Przekonujemy siebie. Używamy argumentów, które są ważne, przekonujące dla nas, ale kompletnie bez znaczenia dla przekonywanego. Fakt, że takim samym samochodem jeździł nasz ulubiony aktor w naszym ulubionym filmie z lat 70-tych, może być mało przekonujący dla urodzonego dwadzieścia lat później konesera seriali na Netflixie.
Uważamy, że tylko my mamy rację. Tekst typu „powiem Wam, co musicie zrobić, bo wiem najlepiej” nie wróży najlepiej.
Twierdzimy a nie pytamy. Ludzie lubią mieć wpływ, lubią, gdy okazuje im się zainteresowanie, nie lubią wykładów z pozycji mistrza.
Kłócimy się. Gdy ktoś postanowi wypowiedzieć swoją opinię naprawdę nie warto mówić mu, że opowiada bzdury, średnio (czytaj: w ogóle) nie sprawdza się też pokrzykiwanie.
Nie słuchamy. Jednokierunkowe nadawanie komunikatów działa jak reklama telewizyjna na widza - zmienia kanał, albo idzie sobie zrobić herbatę.
Zmuszamy. Nikt nie lubi być zmuszany. Pomyślmy, im bardziej ktoś nas do czegoś zmusza tym mniej nam chce się go posłuchać. Inni też tak mają.

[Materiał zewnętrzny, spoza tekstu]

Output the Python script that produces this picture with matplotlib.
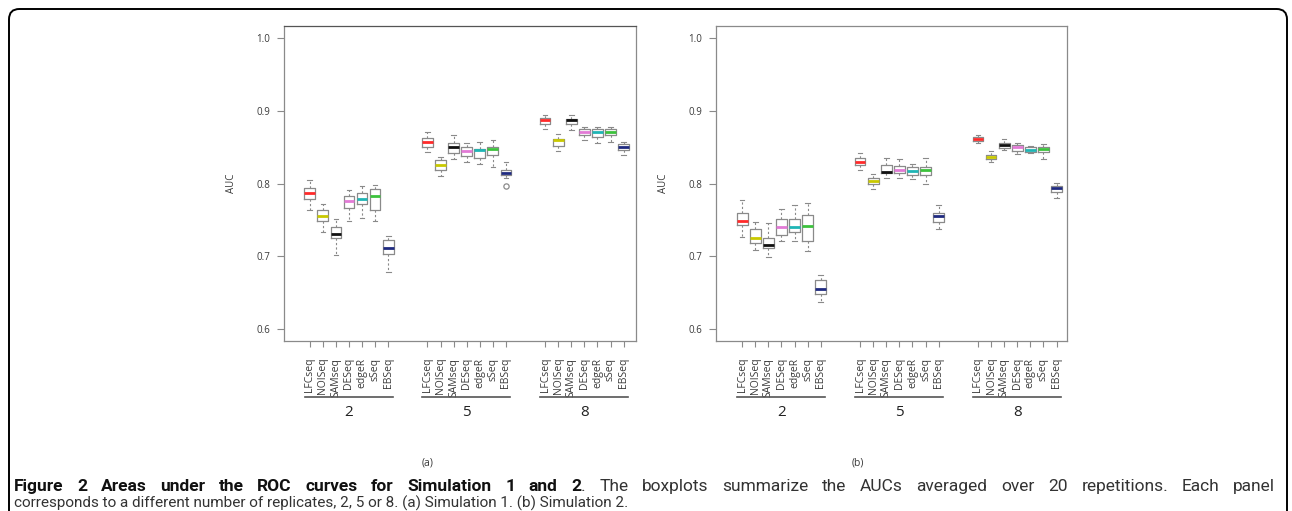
import matplotlib
matplotlib.use("Agg")
import matplotlib.pyplot as plt
from matplotlib.patches import FancyBboxPatch
from matplotlib.lines import Line2D
import matplotlib.transforms as mtransforms

methods = ["LFCseq", "NOISeq", "SAMseq", "DESeq", "edgeR", "sSeq", "EBSeq"]
groups = ["2", "5", "8"]
median_colors = ["#ff2a2a", "#c9c900", "#111111", "#e27ad6", "#1fb5b5", "#3cc23c", "#1f2a80"]

# Simulation 1: per group, per method -> whislo, q1, med, q3, whishi
sim1_whislo = [[0.763, 0.734, 0.702, 0.748, 0.753, 0.748, 0.679],
               [0.843, 0.810, 0.834, 0.829, 0.827, 0.823, 0.808],
               [0.875, 0.845, 0.874, 0.860, 0.855, 0.857, 0.839]]
sim1_q1 = [[0.779, 0.749, 0.725, 0.766, 0.772, 0.763, 0.703],
           [0.850, 0.819, 0.842, 0.838, 0.835, 0.839, 0.8115],
           [0.881, 0.852, 0.881, 0.866, 0.864, 0.867, 0.846]]
sim1_med = [[0.787, 0.756, 0.731, 0.776, 0.779, 0.783, 0.711],
            [0.857, 0.826, 0.8495, 0.844, 0.846, 0.847, 0.815],
            [0.887, 0.859, 0.887, 0.8705, 0.870, 0.870, 0.8505]]
sim1_q3 = [[0.794, 0.763, 0.740, 0.783, 0.787, 0.793, 0.723],
           [0.8625, 0.832, 0.855, 0.850, 0.848, 0.8505, 0.819],
           [0.890, 0.8615, 0.889, 0.875, 0.875, 0.875, 0.854]]
sim1_whishi = [[0.805, 0.772, 0.752, 0.791, 0.796, 0.798, 0.728],
               [0.870, 0.837, 0.866, 0.855, 0.857, 0.859, 0.830],
               [0.894, 0.868, 0.894, 0.878, 0.878, 0.878, 0.857]]
sim1_outliers = [[[], [], [], [], [], [], []],
                 [[], [], [], [], [], [], [0.797]],
                 [[], [], [], [], [], [], []]]

# Simulation 2
sim2_whislo = [[0.727, 0.709, 0.699, 0.721, 0.721, 0.707, 0.638],
               [0.819, 0.793, 0.808, 0.808, 0.806, 0.800, 0.738],
               [0.8555, 0.829, 0.846, 0.841, 0.842, 0.834, 0.780]]
sim2_q1 = [[0.743, 0.718, 0.711, 0.730, 0.734, 0.721, 0.649],
           [0.825, 0.7995, 0.814, 0.8147, 0.812, 0.8115, 0.747],
           [0.858, 0.834, 0.849, 0.845, 0.8436, 0.843, 0.7885]]
sim2_med = [[0.748, 0.725, 0.715, 0.740, 0.741, 0.742, 0.6555],
            [0.830, 0.803, 0.8156, 0.818, 0.8165, 0.819, 0.7555],
            [0.8615, 0.837, 0.8523, 0.850, 0.8454, 0.8477, 0.7936]]
sim2_q3 = [[0.759, 0.738, 0.725, 0.751, 0.751, 0.757, 0.668],
           [0.835, 0.807, 0.825, 0.824, 0.823, 0.823, 0.760],
           [0.864, 0.839, 0.856, 0.853, 0.8505, 0.8505, 0.796]]
sim2_whishi = [[0.777, 0.747, 0.746, 0.765, 0.770, 0.773, 0.675],
               [0.842, 0.813, 0.835, 0.834, 0.827, 0.835, 0.770],
               [0.867, 0.844, 0.861, 0.8555, 0.852, 0.854, 0.801]]
sim2_outliers = [[[] for _ in methods] for _ in groups]

caption_bold = "Figure 2 Areas under the ROC curves for Simulation 1 and 2"
caption_rest = ". The boxplots summarize the AUCs averaged over 20 repetitions. Each panel"
caption_line2 = ("corresponds to a different number of replicates, 2, 5 or 8. "
                 "(a) Simulation 1. (b) Simulation 2.")

BOX_GRAY = "#8a8a8a"
TXT = "#3a3a3a"

W, H = 1292, 511
fig = plt.figure(figsize=(W / 100, H / 100), dpi=100)
plt.rcParams['font.family'] = ['Open Sans', 'DejaVu Sans']


def px_axes(x0, x1, y0, y1):
    return fig.add_axes([x0 / W, 1 - y1 / H, (x1 - x0) / W, (y1 - y0) / H])


def draw_panel(ax, whislo, q1, med, q3, whishi, outl, xlim, top_color):
    stats = []
    positions = []
    colors = []
    for g in range(len(groups)):
        for m in range(len(methods)):
            stats.append(dict(whislo=whislo[g][m], q1=q1[g][m], med=med[g][m],
                              q3=q3[g][m], whishi=whishi[g][m],
                              fliers=outl[g][m], label=methods[m]))
            positions.append(1 + 9 * g + m)
            colors.append(median_colors[m])
    bp = ax.bxp(stats, positions=positions, widths=0.82, capwidths=0.35,
                patch_artist=False, manage_ticks=False,
                boxprops=dict(color=BOX_GRAY, linewidth=0.9),
                whiskerprops=dict(color=BOX_GRAY, linewidth=0.8, linestyle=(0, (2.0, 2.0))),
                capprops=dict(color=BOX_GRAY, linewidth=0.8),
                medianprops=dict(linewidth=2.0),
                flierprops=dict(marker='o', markerfacecolor='none', markeredgecolor=BOX_GRAY,
                                markersize=3.8, markeredgewidth=0.9))
    for line, c in zip(bp['medians'], colors):
        line.set_color(c)
        line.set_solid_capstyle('butt')
    ax.set_xlim(*xlim)
    ax.set_ylim(0.584, 1.016)
    ax.set_yticks([0.6, 0.7, 0.8, 0.9, 1.0])
    ax.set_yticklabels(["0.6", "0.7", "0.8", "0.9", "1.0"])
    ax.set_xticks(positions)
    ax.set_xticklabels([s['label'] for s in stats], rotation=90, va='top', ha='center')
    ax.tick_params(axis='y', length=5, width=0.8, color=BOX_GRAY, pad=5,
                   labelsize=7, labelcolor=TXT)
    ax.tick_params(axis='x', length=4.5, width=0.8, color=BOX_GRAY, pad=7.5,
                   labelsize=7.5, labelcolor=TXT)
    for s in ax.spines.values():
        s.set_color(BOX_GRAY)
        s.set_linewidth(0.9)
    ax.spines['top'].set_color(top_color)
    ax.set_ylabel("AUC", fontsize=7, color=TXT, labelpad=14)
    trans = mtransforms.blended_transform_factory(ax.transData, ax.transAxes)
    for g, name in enumerate(groups):
        x0 = 1 + 9 * g - 0.4
        x1 = 1 + 9 * g + 6 + 0.35
        ax.add_line(Line2D([x0, x1], [-0.178, -0.178], transform=trans, color="#555555",
                           linewidth=1.2, clip_on=False))
        ax.text(1 + 9 * g + 3, -0.226, name, transform=trans, ha='center', va='center',
                fontsize=11, color="#222222")


axL = px_axes(284, 636, 26, 341)
draw_panel(axL, sim1_whislo, sim1_q1, sim1_med, sim1_q3, sim1_whishi, sim1_outliers,
           (-0.97, 25.95), "#555555")
axR = px_axes(716, 1067, 26, 341)
draw_panel(axR, sim2_whislo, sim2_q1, sim2_med, sim2_q3, sim2_whishi, sim2_outliers,
           (-1.0, 25.8), BOX_GRAY)

# panel letters
fig.text(428 / W, 1 - 463 / H, "(a)", ha='center', va='center', fontsize=7.5, color=TXT)
fig.text(858 / W, 1 - 463 / H, "(b)", ha='center', va='center', fontsize=7.5, color=TXT)

# page border with rounded corners
border = FancyBboxPatch((9 / W, -0.2), (1287 - 9) / W, 1 - 9 / H + 0.2,
                        boxstyle="round,pad=0,rounding_size=0.008",
                        transform=fig.transFigure, fill=False, edgecolor="black",
                        linewidth=1.4, mutation_aspect=W / H)
fig.patches.append(border)

# caption (line 1 justified word by word, line 2 left aligned)
cap_font = ['Roboto', 'DejaVu Sans']
fs1 = 12.5
fs2 = 11.0
r = fig.canvas.get_renderer()
base1 = 1 - 491 / H

tokens = [(w, True, True) for w in caption_bold.split(" ")]
rest_words = caption_rest.split(" ")
tokens.append((rest_words[0], False, False))  # "." attached to bold "2"
tokens += [(w, False, True) for w in rest_words[1:]]

texts = []
for w, bold, _ in tokens:
    texts.append(fig.text(0, base1, w, fontsize=fs1, fontweight='bold' if bold else 'normal',
                          family=cap_font, color="#111111" if bold else "#333333",
                          va='baseline', ha='left'))
fig.canvas.draw()
widths = [t.get_window_extent(r).width for t in texts]
n_gaps = sum(1 for _, _, sp in tokens[1:] if sp)
x_start, x_end = 14.0, 1275.0
gap = (x_end - x_start - sum(widths)) / n_gaps
x = x_start
for i, (t, (w, bold, sp)) in enumerate(zip(texts, tokens)):
    if i > 0 and sp:
        x += gap
    t.set_x(x / W)
    x += widths[i]

fig.text(14 / W, 1 - 508 / H, caption_line2, fontsize=fs2, family=cap_font,
         color="#333333", va='baseline', ha='left')

fig.savefig("out.png", dpi=100)
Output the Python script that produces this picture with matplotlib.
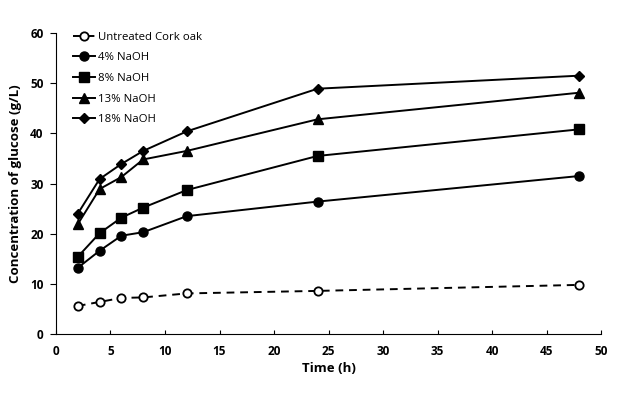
import matplotlib
matplotlib.use("Agg")
import matplotlib.pyplot as plt

time_h = [2, 4, 6, 8, 12, 24, 48]
untreated = [5.6, 6.4, 7.2, 7.3, 8.1, 8.6, 9.8]
naoh_4 = [13.2, 16.6, 19.6, 20.3, 23.5, 26.4, 31.5]
naoh_8 = [15.4, 20.1, 23.2, 25.2, 28.7, 35.5, 40.8]
naoh_13 = [21.9, 28.9, 31.3, 34.8, 36.5, 42.8, 48.1]
naoh_18 = [24.0, 30.9, 33.9, 36.5, 40.4, 48.9, 51.5]
labels = ["Untreated Cork oak", "4% NaOH", "8% NaOH", "13% NaOH", "18% NaOH"]

plt.rcParams['font.family'] = ['Open Sans', 'DejaVu Sans']

fig = plt.figure(figsize=(6.32, 3.93), dpi=100)
ax = fig.add_axes([0.0886, 0.150, 0.8624, 0.766])

ax.plot(time_h, untreated, '--', color='black', lw=1.4, marker='o', ms=6,
        mfc='white', mec='black', mew=1.3, dashes=(4, 3), label=labels[0])
ax.plot(time_h, naoh_4, '-', color='black', lw=1.4, marker='o', ms=6.5, label=labels[1])
ax.plot(time_h, naoh_8, '-', color='black', lw=1.4, marker='s', ms=6.5, label=labels[2])
ax.plot(time_h, naoh_13, '-', color='black', lw=1.4, marker='^', ms=6.5, label=labels[3])
ax.plot(time_h, naoh_18, '-', color='black', lw=1.4, marker='D', ms=5, label=labels[4])

ax.set_xlim(0, 50)
ax.set_ylim(0, 60)
ax.set_xticks(range(0, 51, 5))
ax.set_yticks(range(0, 61, 10))
ax.spines['top'].set_visible(False)
ax.spines['right'].set_visible(False)
ax.tick_params(axis='x', direction='in', length=3, labelsize=8.5, pad=8)
ax.tick_params(axis='y', direction='out', length=4, labelsize=8.5, pad=5)
for lab in ax.get_xticklabels() + ax.get_yticklabels():
    lab.set_fontweight('bold')

ax.set_xlabel("Time (h)", fontsize=9.5, fontweight='bold', labelpad=3)
ax.set_ylabel("Concentration of glucose (g/L)", fontsize=9.5, fontweight='bold', labelpad=6)

leg = ax.legend(loc='upper left', bbox_to_anchor=(0.022, 1.02), frameon=False,
                fontsize=8.2, handlelength=2.0, handletextpad=0.2, labelspacing=0.85,
                borderaxespad=0)

fig.savefig("out.png", dpi=100)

Powielamy schematy. W świecie, w którym przekonywanie jest czynnością tak powszechną jak oddychanie schematy się nie sprawdzają. Nasi rozmówcy je znają, bo albo sami je stosują na swoje potrzeby, albo ktoś już je na nich próbował zastosować dziesiątki razy. Stałymi fragmentami gry można wygrać mecz, trudno jednak skutecznie przekonywać.
Nie lubią nas. Zasada jest prosta: chcesz kogoś do czegoś przekonać, przekonaj go najpierw do samego siebie. To oczywiście nie wystarczy do osiągnięcia sukcesu, ale bez obustronnej sympatii przekonywanie jest niemal niemożliwe.
Za bardzo chcemy, żeby nas polubili. Chodzi o naturalność, jeśli zbyt mocno się przymilamy, komplementujemy, nadskakujemy druga strona
zwykle szybko odczyta nasze intencje. Uzna, że jesteśmy dla niego mili, bo czegoś chcemy, a to prosta droga do porażki perswazyjnej.
Nie rozumieją nas. Jest mnóstwo anegdot o tym, jak to ludzie się nie dogadali, bo jeden drugiego nie zrozumiał. W życiu jest to jednak dużo częstsze i zwykle mniej zabawne dla przekonującego, który nie zadał sobie pytania - jakim językiem mówić to tego odbiorcy?
Nie uważają nas za mądrych. Uzupełnienie zasady z punktu 9.: jeśli chcesz kogoś do czegoś przekonać, przekonaj go najpierw, że znasz się na tym, o czym mówisz.